Tattooing has Changed, Have You?

In 1995 there were 14 tattoo shops from O’fallon, Illinois to O’fallon, Missouri. In 1998 there were 40. With each shop averaging 3 artists working in house, that would equal 78 new jobs for tattoo artists in three years. That is almost a 300% increase in the industry. As impressive as those numbers are, where did these skilled artists come from?

The average apprenticeship before 1995 lasted a minimum of 1 year. Without a possible explanation to how all of these new artist appeared on the scene, you can assume a majority of the new artist boom derived from self taught amateurs.

A lower grade Tattoo Artist lacks the common knowledge of their equipment. They lack an understanding of integrity and professionalism needed for this important job. If the weight of this responsibility to tattoo a person it is not properly conveyed, then it is taken light heartedly. Without a seasoned mentor in place to nurture the growth of new tattooists, the impact on tattooing was felt in a negative manner. Years of crawling out of the back alleys and fighting with city board members to be recognized as a legitimate craft get diluted by niave and ignorant new step children of tattooing.

Twenty years later, the flood gates have been ripped wide open. The control of equipment sales has been taken away from the industry forefathers. It was a tradition to pass along the importance of what it meant to use a tattoo machine on another person. A new artist buying a machine off the internet will not grasp the magnitude of what that tattoo machine represents and the power it has to change lives.

Uninformed tattooists from the 1990’s have multiplied. They have created new branches of pedigree that lack the foundation needed for a healthy career. The only saving grace is the information on the internet has help these lost souls understand what a good tattoo looks like. They can replicate imagery in tattooing that is truly impressive. A positive byproduct from this immigration is the depth at which the boundaries of tattooing have been pushed. If only out of sheer ignorance of nobody telling them that they could not do it, they have invented new styles and approaches previously unheard of. What they lack in the soul of tattooing, they are making up in the technical craft of tattooing.

This is why it is so important to embrace the change in tattooing. The old guard needs to recognize the talents and opportunities these young cats have brought us. There is an opportunity to mentor this new blood and help bring them into the fold of the tattoo culture as we know it. Right now they out number the old guard. There is not enough of us to hold our ground and make demands.

I have a different approach. My model is to teach once and learn twice. I would rather help this new generation with positive information rather than fight an impending change. I have started the St. Louis Tattoo Artist Meet Up to be held once a month. This is my way of reaching out to the new artist still fresh in their career. This platform will not only put me in touch with the with the younger and more ambitious alumni of tattooing, but hopefully I can help them to become the best product they can be. In turn, this will lead to a healthier crop of tattoo artist and bring the level of tattooing as a whole higher than what my generation could have done. In return, I hope they can give back by passing along what they have learned. I am excited to find out what I can learn from them.

Ambition breeds ambition.

-Matt Hodel

3 Comments

  1. Alisha on October 3, 2017 at 10:35 am

    I have been enjoying your blogs. Thanks for taking the time to post thoughtful, relevant tattooist content. Cheers, Matt!!!! ❤️🎨

    • Matt Hodel on October 3, 2017 at 2:26 pm

      Thank you! As nervous as I am to put my thought in a vulnerable position, the rewards out way my fears. You comment helps to relieve that anxiety.
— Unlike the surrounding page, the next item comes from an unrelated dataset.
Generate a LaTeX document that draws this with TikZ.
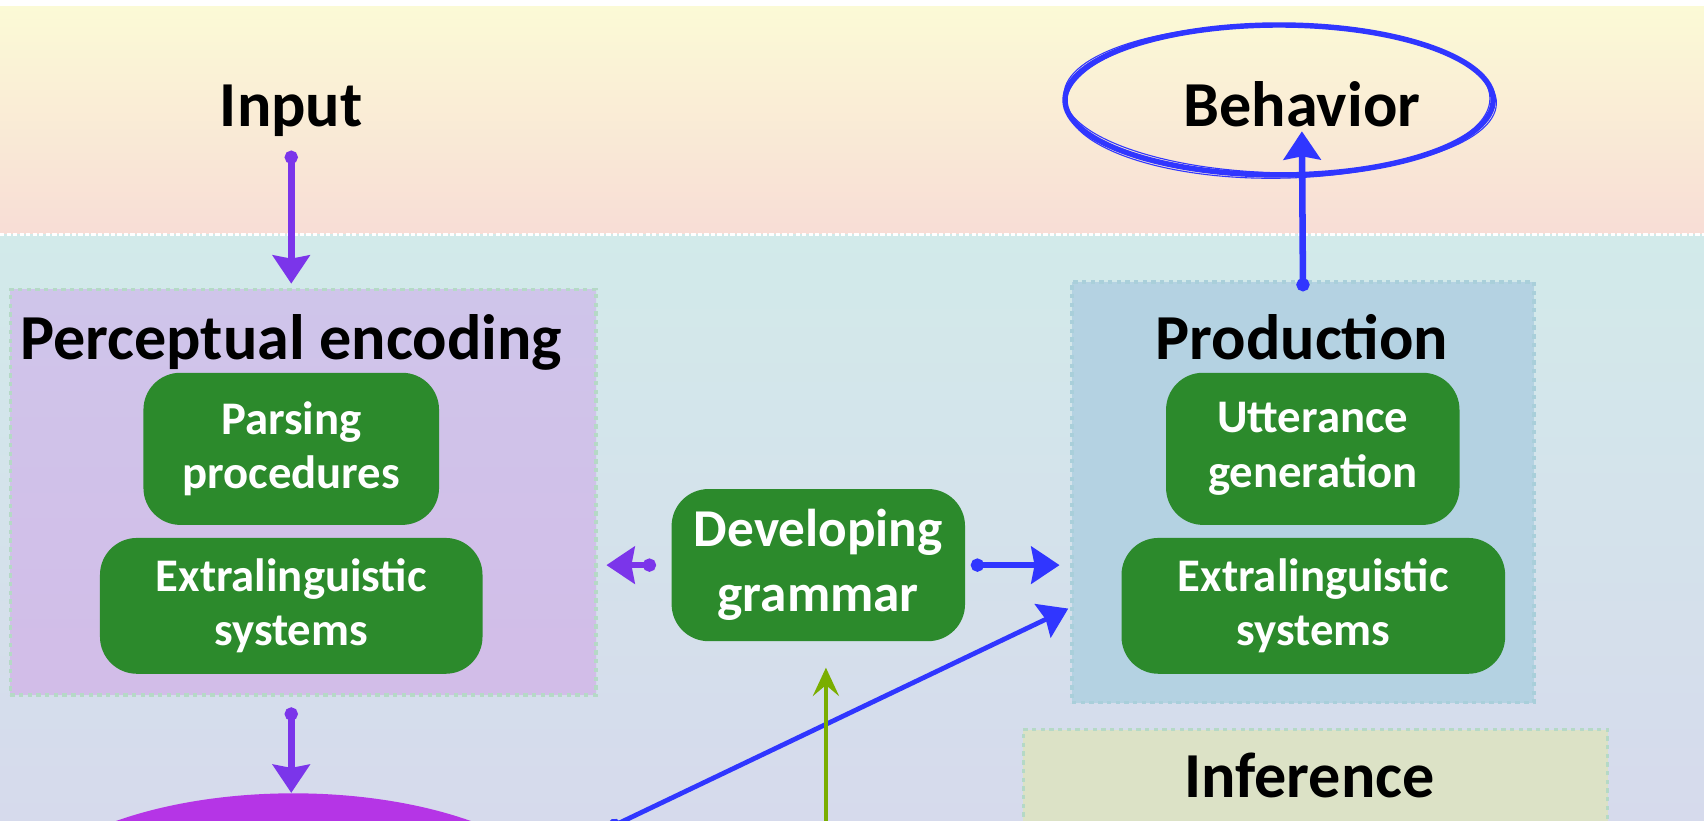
\documentclass[tikz,border=0pt]{standalone}
\usepackage{fontspec}
\setmainfont{Carlito}
\usetikzlibrary{arrows.meta,shapes.geometric,calc}
\definecolor{topY}{HTML}{FBFAD6}
\definecolor{topP}{HTML}{F8DDD6}
\definecolor{lowA}{HTML}{D2EAEA}
\definecolor{lowM}{HTML}{D4E1EA}
\definecolor{lowB}{HTML}{D6DAEC}
\definecolor{percF}{HTML}{CFC5EA}
\definecolor{percF2}{HTML}{D2BDE8}
\definecolor{prodF}{HTML}{B4D2E2}
\definecolor{infF}{HTML}{DCE2C6}
\definecolor{dotG}{HTML}{B5D9C6}
\definecolor{dotB}{HTML}{A9CFDA}
\definecolor{boxG}{HTML}{2C8A2C}
\definecolor{purA}{HTML}{7B35EA}
\definecolor{bluA}{HTML}{3036FF}
\definecolor{olvA}{HTML}{7AAE00}
\definecolor{memP}{HTML}{B535E6}
\tikzset{
  panel/.style={draw=dotG, line width=1.5pt, dash pattern=on 2pt off 2pt, inner sep=0pt, anchor=north west},
  lbl/.style={font=\fontsize{29.5}{32}\selectfont\bfseries, inner sep=0pt, anchor=base},
  gbox/.style={fill=boxG, rounded corners=17pt, text=white, align=center, inner sep=0pt,
    font=\fontsize{21.5}{25}\selectfont\bfseries},
  arr/.style={line width=3pt, line cap=round,
    {Circle[length=6pt,width=6pt]}-{Stealth[length=13pt,width=17pt,inset=1.5pt]}},
  parr/.style={arr, draw=purA, fill=purA},
  barr/.style={arr, draw=bluA, fill=bluA},
  garr/.style={line width=2.2pt, draw=olvA, -{Stealth[length=13pt,width=12pt,inset=5pt]}}
}
\begin{document}
\begin{tikzpicture}[x=0.5pt,y=-0.5pt]
\useasboundingbox (0,0) rectangle (1568,755);
\clip (0,0) rectangle (1568,755);
% backgrounds
\fill[white] (0,0) rectangle (1568,755);
\shade[top color=topY, bottom color=topP] (0,6) rectangle (1568,216);
\shade[top color=lowA, middle color=lowM, bottom color=lowB] (0,216) rectangle (1568,755);
\draw[white, line width=1.5pt, dash pattern=on 2pt off 1pt] (0,216) -- (1568,216);
% panels
\node[panel, top color=percF, bottom color=percF2, minimum width=269.5pt, minimum height=186.5pt] (perc) at (8,265) {};
\node[panel, draw=dotB, fill=prodF, minimum width=212.5pt, minimum height=193.5pt] (prod) at (985,258) {};
\node[panel, fill=infF, minimum width=269pt, minimum height=100pt] (inf) at (940,670) {};
% labels
\node[lbl] (input) at (268,116) {Input};
\node[lbl] (behavior) at (1198,116) {Behavior};
\node[lbl] (perct) at (268,331) {Perceptual encoding};
\node[lbl] (prodt) at (1198,331) {Production};
\node[lbl] (inft) at (1205,734) {Inference};
% behavior ellipse (sketchy)
\draw[bluA, line width=2.5pt] (1177,92) ellipse [x radius=197, y radius=69];
\draw[bluA, line width=0.5pt, rotate around={-1.2:(1177,92)}] (1178,91) ellipse [x radius=199, y radius=68];
\draw[bluA, line width=0.5pt, rotate around={0.8:(1177,92)}] (1176,93) ellipse [x radius=195, y radius=71];
% green boxes
\node[gbox, minimum width=136pt, minimum height=70pt] (parse) at (268,413) {Parsing\\procedures};
\node[gbox, minimum width=176pt, minimum height=62.5pt] (extl) at (268,557.5) {Extralinguistic\\systems};
\node[gbox, minimum width=135pt, minimum height=70pt, font=\fontsize{24.5}{30}\selectfont\bfseries] (dev) at (753,520) {Developing\\grammar};
\node[gbox, minimum width=135pt, minimum height=70pt] (utt) at (1208,413) {Utterance\\generation};
\node[gbox, minimum width=176.5pt, minimum height=62.5pt] (extr) at (1208.5,557.5) {Extralinguistic\\systems};
% purple blob
\node[ellipse, fill=memP, inner sep=0pt, minimum width=265pt, minimum height=120pt] (mem) at (270,850) {};
% free ends
\coordinate (dstart) at (560,762);
\coordinate (gstart) at (760,762);
% arrows
\draw[parr] ($(input.south)+(0,13)$) -- ($(perc.north -| input.south)+(0,-4)$);
\draw[parr] ($(dev.west)+(-14,0)$) -- ($(perc.east |- dev.west)+(8,0)$);
\draw[barr] ($(dev.east)+(5,0)$) -- ($(prod.west |- dev.east)+(-10,0)$);
\draw[barr, line width=2.2pt] (dstart) -- ($(prod.south west)+(-2,-88)$);
\draw[garr] (gstart) -- ($(dev.south)+(7,24)$);
\draw[parr] ($(input.south |- perc.south)+(0,10)$) -- (input.south |- mem.north);
\draw[barr] ($(prod.north)+(0,10)$) -- ($(behavior.south)+(0,4)$);
\end{tikzpicture}
\end{document}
  2. Pure Knowledge is NOthing without Experience on June 20, 2021 at 9:44 am

    This is important! As bitter as I am about the state of tattoo the reason it is the way it is is because of poor education. Naturally, if you are good at something that does not mean you are going to be good at teaching it. I can tell you from my apprenticeship I learned mostly how to be an arrogant dick and to carry myself as such. As a little girl in the industry this did help, but I had to seek out a genuine education when I realized there was a disparity in mine. I found one, I found an artist who was everything I loved about the old school who could also actually teach me about the craft in depth. He also did a 10 year apprenticeship under a traditional Japanese artist. A needle in a haystack in Denver at the time. And even moreso now. The Hangup there is that so much of the good information was shrouded in ‘legacy’ and that blood in blood out mentality. It took me years to get little tidbits, when he showed me how to build a machine it was like I’d found the holy grail. ANyway I digress.
    Bad teachers teaching only that “tattooers are better than everyone” and encouraging that isolation and ignorance has only bred a deeper and even more unreachable attitude.
    Everyone must ask themselves, in all aspects of life, do I want to LEARN about this? Or do I just want to Know?